Building on Macau’s legacy as a historic port of trade, the Poly MGM Museum hosted its Silk Roads Cultural Exchange Programme 2026 on April 11, including the signing of memorandums of understanding with five institutions from Beijing, Xinjiang, Gansu, Shaanxi and Guangdong. “Our aim is to keep the Silk Road alive as a story of exchange, imagination and shared humanity,” says Kuok.

In addition, the museum announced an upcoming exhibition set to debut in the fourth quarter of the year, “Confluence in Glass: East-West Artistry Across Time”, presented in collaboration with the National Museum of China and Shandong’s Zibo Ceramic and Glass Museum. It will feature more than 180 works tracing three millennia of Chinese Zibo glassmaking craftsmanship.
“Visitors will encounter carefully considered juxtapositions where Eastern and Western glass pieces are placed side-by-side, revealing both contrasts in aesthetic language and shared mastery of technique,” Kuok explains.
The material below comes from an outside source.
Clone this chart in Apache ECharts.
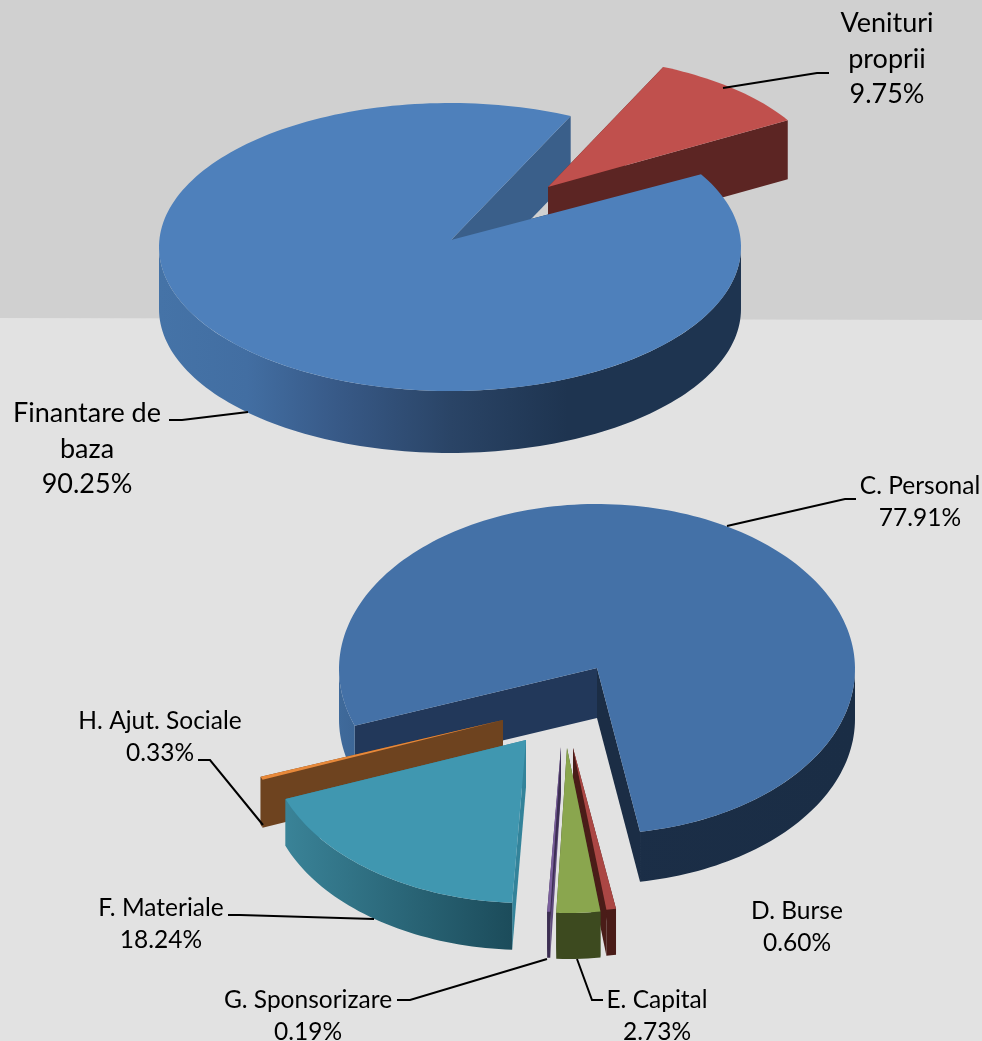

Poly MGM’s ongoing “Silk Roads Beyond Borders” exhibition, which opened in October 2025, will also expand with the addition of a Persian Farahan carpet from the Museu Medeiros e Almeida in Lisbon, as well as 18th century works by Venetian School masters Giovanni Antonio Canal, better known as Canaletto, and Michele Marieschi, both on loan from The Paolo and Carolina Zani Foundation of Art and Culture in Brescia, Italy, with support from the Consulate General of Italy.

They capture Venice – a key European gateway for Silk Road goods – at the height of its mercantile power. Displayed alongside Chinese silk and porcelain, these works show how aesthetics travelled. “These works remind us that cultural exchange was never abstract,” Kuok says. “It was lived and felt across cities like Venice and the other Silk Road regions represented in our exhibition.”